A 401k offers its members a list options for buying into managed funds. Typically, they charge 1.5 to 2.5 percent of your fund balance every year to manage your money. On top of that, there can be a variety of hidden expenses, such as advertising 12b1 costs and the expenses of turning over the stocks within the fund every year. From what I read, the average cost to an investor through his 401k is about 3.5 % a year.

An index fund buys a peice of every stock in the index. You can, for example, buy every stock in the Dow, or in the S&P 500. And then you just hang onto it. You buy more as time goes on. And hang onto it. The point is, the value of your holding is not managed and so there is no fee for researching stocks, commissions, trading fees, etc. The cost of such a fund is just operating expenses, and it is typically on the order of 0.19 % a year.

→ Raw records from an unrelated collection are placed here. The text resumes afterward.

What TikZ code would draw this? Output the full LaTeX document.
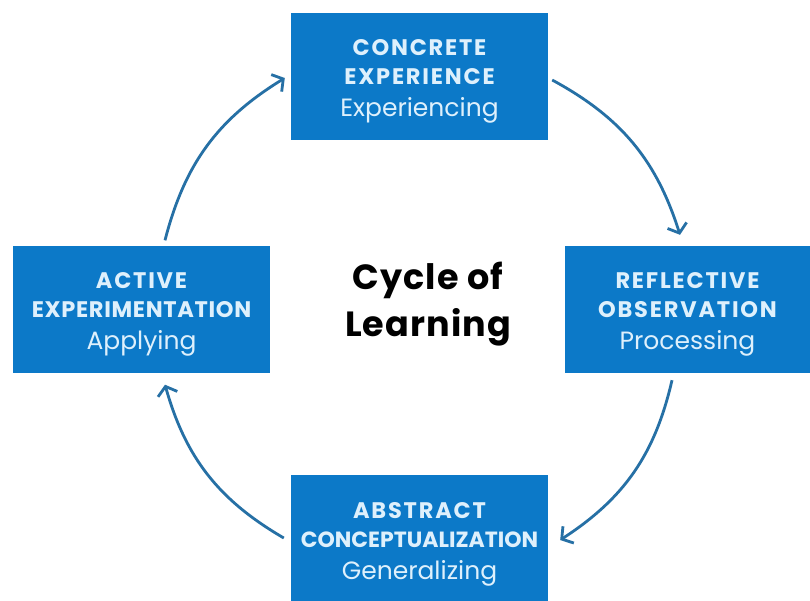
\documentclass[tikz,border=0pt]{standalone}
\usepackage{fontspec}
\setmainfont{Poppins}
\newfontfamily\capsfont[LetterSpace=8]{Poppins}
\newfontfamily\capsfontnarrow[LetterSpace=3]{Poppins}
\newfontfamily\titlefont[LetterSpace=3]{Poppins}
\usetikzlibrary{arrows.meta,calc}
\definecolor{boxblue}{RGB}{12,121,200}
\definecolor{arrowblue}{RGB}{38,112,165}
\definecolor{boxtext}{RGB}{222,240,252}
\newcommand{\hd}[1]{{\capsfont\bfseries\fontsize{22.5}{29}\selectfont #1}}
\newcommand{\hdtop}[1]{{\capsfont\bfseries\fontsize{22.5}{29}\selectfont\rule{0pt}{26pt}#1}}
\newcommand{\hdn}[1]{{\capsfontnarrow\bfseries\fontsize{22.5}{29}\selectfont #1}}
\newcommand{\hdc}[1]{{\bfseries\fontsize{22}{29}\selectfont #1}}
\newcommand{\subtx}[1]{{\fontsize{25}{30}\selectfont #1}}
\begin{document}
\begin{tikzpicture}[x=1pt,y=1pt,
  stage/.style={fill=boxblue, draw=none, minimum width=257pt, minimum height=127pt,
    text=boxtext, align=center, inner sep=0pt, font=\fontsize{22}{29}\selectfont},
  cyc/.style={draw=arrowblue, line width=2.8pt,
    -{Straight Barb[length=8pt,width=20pt,line width=2.8pt]}}]
\useasboundingbox (0,0) rectangle (810,-600);
\clip (0,0) rectangle (810,-600);
\fill[white] (0,0) rectangle (810,-600);
\node[stage] (top) at (419.5,-76.5) {\hdtop{CONCRETE}\\\hd{EXPERIENCE}\\[3pt]\subtx{Experiencing}};
\node[stage] (left) at (141.5,-309) {\hdtop{ACTIVE}\\\hdn{EXPERIMENTATION}\\[3pt]\subtx{Applying}};
\node[stage, minimum width=245pt] (right) at (687.5,-309.5) {\hdtop{REFLECTIVE}\\\hd{OBSERVATION}\\[3pt]\subtx{Processing}};
\node[stage, minimum height=128pt] (bottom) at (419.5,-539) {\hdtop{ABSTRACT}\\\hdc{CONCEPTUALIZATION}\\[3pt]\subtx{Generalizing}};
\node[font=\titlefont\bfseries\fontsize{35}{47}\selectfont, align=center] (title) at (428,-304) {Cycle of\\Learning};
\draw[cyc] ($(top.east)+(4,-3.5)$) to[bend left=22] ($(right.north)+(-7.5,11)$);
\draw[cyc] ($(right.south)+(-15.5,-7)$) to[bend left=22] ($(bottom.east)+(12,-1)$);
\draw[cyc] ($(bottom.west)+(-7,1)$) to[bend left=22] ($(left.south)+(23.5,-12)$);
\draw[cyc] ($(left.north)+(23.5,5)$) to[bend left=22] ($(top.west)+(-6,-1.5)$);
\end{tikzpicture}
\end{document}
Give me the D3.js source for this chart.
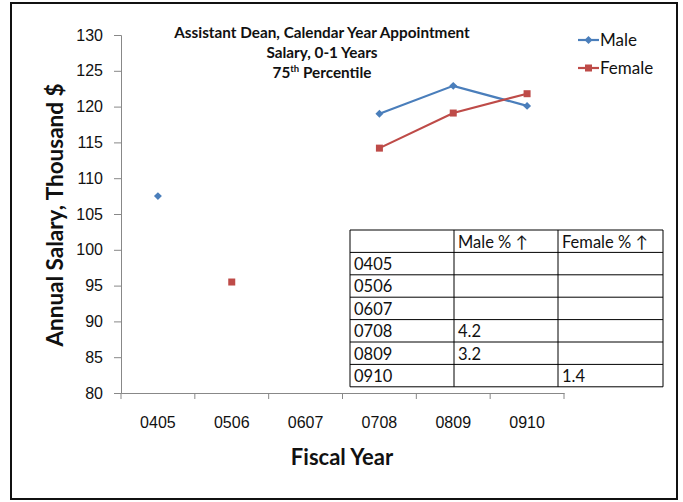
<!DOCTYPE html>
<html>
<head>
<meta charset="utf-8">
<script src="https://cdn.jsdelivr.net/npm/d3@7"></script>
<style>
  body { margin: 0; background: #fff; }
  svg { display: block; font-family: Lato, "Open Sans", sans-serif; }
</style>
</head>
<body>
<svg id="chart" width="683" height="502"></svg>
<script>
// Fiscal years on the x axis
const years = ["0405", "0506", "0607", "0708", "0809", "0910"];
// 75th percentile salary, thousand $ (null = no data)
const male   = [107.5, null, null, 119.0, 122.9, 120.1];
const female = [null, 95.5, null, 114.2, 119.1, 121.8];
// Y axis ticks
const yTicks = [80, 85, 90, 95, 100, 105, 110, 115, 120, 125, 130];
// Year-over-year change table
const tableHeader = ["", "Male % \u2191", "Female % \u2191"];
const maleChange   = ["", "", "", "4.2", "3.2", ""];
const femaleChange = ["", "", "", "", "", "1.4"];
const titleLines = ["Assistant Dean, Calendar Year Appointment", "Salary, 0-1 Years", "75th Percentile"];

const svg = d3.select("#chart");
const plot = { left: 121, right: 564, top: 35, bottom: 393 };
const blue = "#4A7EBB", red = "#BE4B48";

// outer frame
svg.append("rect").attr("x", 11).attr("y", 3).attr("width", 666).attr("height", 496)
  .attr("fill", "none").attr("stroke", "#111").attr("stroke-width", 2);

const x = d3.scaleBand().domain(years).range([plot.left, plot.right]);
const y = d3.scaleLinear().domain([80, 130]).range([plot.bottom, plot.top]);

// y axis
const yAxis = svg.append("g").attr("transform", `translate(${plot.left},0)`)
  .call(d3.axisLeft(y).tickValues(yTicks).tickSize(7).tickPadding(11));
yAxis.select(".domain").attr("stroke", "#888");
yAxis.selectAll(".tick line").attr("stroke", "#888");
yAxis.selectAll("text").attr("font-size", 16).attr("fill", "#111");

// x axis with ticks on category boundaries
const xAxis = svg.append("g").attr("transform", `translate(0,${plot.bottom})`)
  .call(d3.axisBottom(x).tickSize(0).tickPadding(24));
xAxis.select(".domain").attr("stroke", "#888");
xAxis.selectAll("text").attr("font-size", 16).attr("fill", "#111");
const bounds = years.map(d => x(d)).concat([x(years[years.length - 1]) + x.bandwidth()]);
svg.append("g").selectAll("line").data(bounds).join("line")
  .attr("x1", d => d).attr("x2", d => d)
  .attr("y1", plot.bottom).attr("y2", plot.bottom + 6)
  .attr("stroke", "#888");

// axis titles
svg.append("text").attr("transform", `translate(63,${(plot.top + plot.bottom) / 2 + 1}) rotate(-90)`)
  .attr("text-anchor", "middle").attr("font-size", 22.5).attr("font-weight", "bold")
  .attr("fill", "#111").text("Annual Salary, Thousand $");
svg.append("text").attr("x", 342).attr("y", 465)
  .attr("text-anchor", "middle").attr("font-size", 22).attr("font-weight", "bold")
  .attr("fill", "#111").text("Fiscal Year");

// chart title
const title = svg.append("text").attr("text-anchor", "middle").attr("font-size", 15.3)
  .attr("font-weight", "bold").attr("fill", "#111");
title.append("tspan").attr("x", 322).attr("y", 38).text(titleLines[0]);
title.append("tspan").attr("x", 322).attr("y", 58).text(titleLines[1]);
const t3 = title.append("tspan").attr("x", 322).attr("y", 78);
t3.text("75");
t3.append("tspan").attr("font-size", 9.5).attr("dy", -6).text("th");
t3.append("tspan").attr("dy", 6).text(" Percentile");

const cx = (d, i) => x(years[i]) + x.bandwidth() / 2;
const line = d3.line().defined(d => d != null).x(cx).y(d => y(d));

// series lines
svg.append("path").datum(male).attr("d", line).attr("fill", "none")
  .attr("stroke", blue).attr("stroke-width", 2.2);
svg.append("path").datum(female).attr("d", line).attr("fill", "none")
  .attr("stroke", red).attr("stroke-width", 2.2);

// markers
const diamond = d3.symbol().type(d3.symbolDiamond2).size(40);
svg.append("g").selectAll("path").data(male.map((v, i) => ({ v, i })).filter(d => d.v != null))
  .join("path").attr("d", diamond)
  .attr("transform", d => `translate(${cx(null, d.i)},${y(d.v)})`).attr("fill", blue);
svg.append("g").selectAll("rect").data(female.map((v, i) => ({ v, i })).filter(d => d.v != null))
  .join("rect").attr("width", 7).attr("height", 7)
  .attr("x", d => cx(null, d.i) - 3.5).attr("y", d => y(d.v) - 3.5).attr("fill", red);

// legend
const legend = svg.append("g");
[["Male", blue, "d"], ["Female", red, "s"]].forEach(([name, color, m], k) => {
  const ly = 40 + k * 28;
  legend.append("line").attr("x1", 578).attr("x2", 599).attr("y1", ly).attr("y2", ly)
    .attr("stroke", color).attr("stroke-width", 2.2);
  if (m === "d") {
    legend.append("path").attr("d", diamond).attr("transform", `translate(588.5,${ly})`).attr("fill", color);
  } else {
    legend.append("rect").attr("x", 585).attr("y", ly - 3.5).attr("width", 7).attr("height", 7).attr("fill", color);
  }
  legend.append("text").attr("x", 600).attr("y", ly + 6).attr("font-size", 17)
    .attr("fill", "#111").text(name);
});

// change table
const tbl = { left: 350, top: 230, rowH: 22.4, cols: [350, 454, 558, 663] };
const rows = [tableHeader].concat(years.map((yr, i) => [yr, maleChange[i], femaleChange[i]]));
const tg = svg.append("g");
tg.append("rect").attr("x", tbl.left).attr("y", tbl.top)
  .attr("width", tbl.cols[3] - tbl.cols[0]).attr("height", tbl.rowH * rows.length)
  .attr("fill", "#fff");
rows.forEach((r, ri) => {
  r.forEach((cell, ci) => {
    tg.append("text").attr("x", tbl.cols[ci] + 4).attr("y", tbl.top + ri * tbl.rowH + 17.5)
      .attr("font-size", 16.5).attr("fill", "#111").text(cell);
  });
});
d3.range(rows.length + 1).forEach(ri => {
  tg.append("line").attr("x1", tbl.cols[0]).attr("x2", tbl.cols[3])
    .attr("y1", tbl.top + ri * tbl.rowH).attr("y2", tbl.top + ri * tbl.rowH)
    .attr("stroke", "#000").attr("stroke-width", 1);
});
tbl.cols.forEach(cxp => {
  tg.append("line").attr("x1", cxp).attr("x2", cxp)
    .attr("y1", tbl.top).attr("y2", tbl.top + tbl.rowH * rows.length)
    .attr("stroke", "#000").attr("stroke-width", 1);
});
</script>
</body>
</html>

Far less than the 3.5 percent you pay for management of your money in a 401k.

From what I am reading, only a tiny percentage of fund managers can beat the market over a ten year period. While they might have a good year this year, next year they will be behind the martket. And if you tack it over a long period of time, the average return for a managed money market trails the stock market by exactly what you would expect --- 3.5 %.

Ove the course of ten years this has a substanital effect on your resturns because, while 3.5 % may not sound like a lot, if you account for that over the course of ten years and the compound nature of having that money back in there, it can be huge.

Now, I also have checked into this and there was a proposal in Congress a few years back to require 401k companies to offer index funds. They not surprisingly fought it. Why? Because they make no money off an index fund. They only make money by convincing us that we need them to pick our stocks for us. The reality is we don't. In fact, we'd be way better off if they didn't.

Financial gurus, some questions:

1) Are there 401k companies that offer pure index funds?

2) Should there be? Should it be mandated?

3) Are there retirement vehicles with the same tax advantages as 401k's that do offer index funds?

4) If there are no such options, is it better to forego the tax advantages of a 401k and take the after-tax dollars and put them into an index fund?

5) Why don't people understand the simple and inevitable math of this issue?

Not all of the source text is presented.